Sonuçta insanoğlunun mantığı mı; yoksa tarihin mantığı mı galip gelecektir?

 Kıbrıs adası var olduğu sürece, bugüne kadar her ne yaşanmışsa; gelecekte de aynen yaşanacaktır!

 Çünkü bu küçücük ada parçasında, medeniyetlerin, dinlerin, milli güçlerin çatışması vardır; halen de yaşanmaktadır. 

 Aslında insanlığın bir türlü kavrayamadığı gerçek, bugüne kadar yaşadığı, sebep olduğu savaşlardan; insanlık onurunun yok edilmesinden, yoksulluktan, açlıktan, kısacası kendi kendini yargılayamamasından doğan, alamadığı/ çıkaramadığı derslerdir!

 Yine çok uzaklardan derin bir ses geliyor! 

 Bu; Anadolu’nun yanık sesine benzeyen bir ağıt sanki…

 Gittikçe kuvvetlenen bu tok ses, Beşparmaklardan esen rüzgârın sesiyle birleşerek, unutulan bir makamın, o makamın çoktandır söylenmeyen dizelerini hatırlatıyor bu Gazi Topraklara: ‘’Mehmet’tir adım/ Bilinir şanım/Helal olsun bu vatana, kanım/ Sen hakkını helal et al bayrağım/ Bu can sana feda olsun vatanım.’’

             Biz, Albay Karaoğlanoğlu!

             Biz, Üsteğmen Tombul!

             Biz, Er Çelik!

             Biz, Çavuş Ceylan!

             Biz, Yarbay Kuru!

             Biz, Mohaç’ız!

             Biz, Kosavayız!

             Biz, Çanakkale’yiz!

             Biz, Dumlupınar’ız!

             Biz, Sakarya’yız!

             Biz, Anadolu’yuz!

             Biz, KIBRIS’IZ

             Biz, Mehmetçik’iz!

             Biz, Harbiyeliyiz!

             Bizler, Milletin ta kendisiyiz!

             Biz, Milletiz!

 Bizleri ümmetlikten kurtararak millet yapan Büyük Atatürk’ün ve bu kutsal vatanın yılmaz bekçileriyiz.

 İçimizden bazıları gaflet ve delalet ve hatta ihanet içinde bulunabilirler! Ama bunun çaresi damarlarımızdaki asil kanda mevcuttur…’’ (Bk. Elveda Kıbrıs Ama Bir Gün Mutlaka, Atilla Çilingir-2006)
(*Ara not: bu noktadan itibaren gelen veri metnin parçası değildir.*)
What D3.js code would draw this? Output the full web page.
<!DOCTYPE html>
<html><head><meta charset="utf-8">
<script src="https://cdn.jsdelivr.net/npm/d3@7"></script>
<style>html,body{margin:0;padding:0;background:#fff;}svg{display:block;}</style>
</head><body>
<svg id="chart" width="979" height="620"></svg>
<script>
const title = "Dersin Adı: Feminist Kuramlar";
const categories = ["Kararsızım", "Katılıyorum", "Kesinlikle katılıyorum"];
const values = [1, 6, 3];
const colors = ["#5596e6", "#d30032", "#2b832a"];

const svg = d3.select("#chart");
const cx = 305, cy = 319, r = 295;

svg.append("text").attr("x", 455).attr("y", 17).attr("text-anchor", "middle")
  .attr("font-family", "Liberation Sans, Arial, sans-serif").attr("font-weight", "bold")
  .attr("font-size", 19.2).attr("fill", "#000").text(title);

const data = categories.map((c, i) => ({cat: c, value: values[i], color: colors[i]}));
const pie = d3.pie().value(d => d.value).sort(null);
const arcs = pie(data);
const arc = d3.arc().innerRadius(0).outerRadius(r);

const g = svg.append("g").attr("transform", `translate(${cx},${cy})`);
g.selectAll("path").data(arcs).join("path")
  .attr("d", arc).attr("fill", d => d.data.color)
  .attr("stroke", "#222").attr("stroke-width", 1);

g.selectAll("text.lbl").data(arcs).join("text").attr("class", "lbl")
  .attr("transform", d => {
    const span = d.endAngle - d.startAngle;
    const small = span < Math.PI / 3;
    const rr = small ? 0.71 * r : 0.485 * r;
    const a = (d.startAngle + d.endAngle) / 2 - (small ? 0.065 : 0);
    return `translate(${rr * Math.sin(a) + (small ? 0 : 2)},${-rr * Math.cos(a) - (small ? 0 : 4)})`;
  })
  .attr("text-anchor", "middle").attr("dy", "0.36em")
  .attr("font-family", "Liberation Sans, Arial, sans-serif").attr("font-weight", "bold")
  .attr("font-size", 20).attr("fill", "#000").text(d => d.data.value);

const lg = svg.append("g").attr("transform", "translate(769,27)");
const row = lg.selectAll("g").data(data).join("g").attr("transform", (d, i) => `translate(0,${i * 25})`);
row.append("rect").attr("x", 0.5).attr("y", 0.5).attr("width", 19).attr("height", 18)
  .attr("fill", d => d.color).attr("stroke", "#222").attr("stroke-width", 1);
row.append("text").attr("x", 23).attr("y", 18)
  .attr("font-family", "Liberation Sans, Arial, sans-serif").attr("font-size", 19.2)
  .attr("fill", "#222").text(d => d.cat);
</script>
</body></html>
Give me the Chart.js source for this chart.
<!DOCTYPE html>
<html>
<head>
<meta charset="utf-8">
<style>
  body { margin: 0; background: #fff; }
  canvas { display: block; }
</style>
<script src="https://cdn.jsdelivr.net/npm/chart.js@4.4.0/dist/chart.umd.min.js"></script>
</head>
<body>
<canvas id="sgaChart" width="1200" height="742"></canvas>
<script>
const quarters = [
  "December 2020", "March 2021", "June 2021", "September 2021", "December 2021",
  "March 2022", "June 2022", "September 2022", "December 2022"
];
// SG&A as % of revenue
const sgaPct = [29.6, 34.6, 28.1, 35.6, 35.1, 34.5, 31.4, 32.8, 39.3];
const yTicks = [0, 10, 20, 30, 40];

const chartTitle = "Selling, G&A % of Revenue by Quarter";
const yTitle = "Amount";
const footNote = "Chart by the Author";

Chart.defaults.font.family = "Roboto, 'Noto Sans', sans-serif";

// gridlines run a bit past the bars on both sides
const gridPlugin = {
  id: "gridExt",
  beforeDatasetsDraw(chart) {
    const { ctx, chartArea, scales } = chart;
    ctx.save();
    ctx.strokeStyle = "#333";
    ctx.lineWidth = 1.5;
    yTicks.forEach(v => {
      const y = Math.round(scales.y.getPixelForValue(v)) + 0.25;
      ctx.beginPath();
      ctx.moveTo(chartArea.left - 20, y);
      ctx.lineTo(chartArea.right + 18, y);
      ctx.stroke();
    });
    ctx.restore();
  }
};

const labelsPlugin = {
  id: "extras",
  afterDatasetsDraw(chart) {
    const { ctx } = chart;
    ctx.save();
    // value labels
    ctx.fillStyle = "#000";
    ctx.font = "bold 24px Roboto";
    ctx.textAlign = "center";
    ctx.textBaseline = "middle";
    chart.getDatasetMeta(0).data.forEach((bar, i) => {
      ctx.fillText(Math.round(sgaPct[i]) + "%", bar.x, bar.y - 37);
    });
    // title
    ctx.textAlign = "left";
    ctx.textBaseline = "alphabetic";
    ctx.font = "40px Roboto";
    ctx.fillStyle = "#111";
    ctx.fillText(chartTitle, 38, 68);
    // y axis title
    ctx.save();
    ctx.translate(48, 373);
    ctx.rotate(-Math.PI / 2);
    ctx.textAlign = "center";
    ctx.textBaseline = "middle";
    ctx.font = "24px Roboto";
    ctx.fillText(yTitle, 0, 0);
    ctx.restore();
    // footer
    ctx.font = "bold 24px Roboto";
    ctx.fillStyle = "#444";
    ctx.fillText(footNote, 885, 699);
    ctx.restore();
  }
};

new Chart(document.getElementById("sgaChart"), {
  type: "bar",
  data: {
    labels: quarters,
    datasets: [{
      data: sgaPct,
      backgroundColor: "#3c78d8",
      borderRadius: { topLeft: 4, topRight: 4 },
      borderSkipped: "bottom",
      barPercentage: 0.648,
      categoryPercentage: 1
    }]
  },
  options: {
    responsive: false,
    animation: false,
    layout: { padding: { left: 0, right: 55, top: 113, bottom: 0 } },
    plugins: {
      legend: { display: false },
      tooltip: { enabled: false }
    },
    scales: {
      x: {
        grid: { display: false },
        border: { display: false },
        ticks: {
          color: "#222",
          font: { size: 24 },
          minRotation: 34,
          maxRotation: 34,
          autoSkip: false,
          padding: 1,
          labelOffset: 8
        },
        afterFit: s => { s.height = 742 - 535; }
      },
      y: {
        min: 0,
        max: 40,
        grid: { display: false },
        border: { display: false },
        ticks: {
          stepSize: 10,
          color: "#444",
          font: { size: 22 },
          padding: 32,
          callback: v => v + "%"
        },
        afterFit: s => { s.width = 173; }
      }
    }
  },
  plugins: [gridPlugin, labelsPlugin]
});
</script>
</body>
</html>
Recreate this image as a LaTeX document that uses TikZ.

 Onun içindir ki Türk Milleti en sıkışık olduğu dönemlerde çepeçevre düşman işgali altında dahi pes etmeden vatan bellediği topraklardan asla vazgeçmemiş, düşmanını yenilgiye uğratarak Ay Yıldızlı Bayrağımızın altında hür ve egemen yaşamanın onurunu yaşamaya devam etmiştir. 

 Milletimizin ayrılmaz bir parçası olan Kıbrıs Türk Halkı da yaşanan bu kritik günlerden yüzünün akı ile çıkmasını başaracak kararlılıktadır, güçtedir.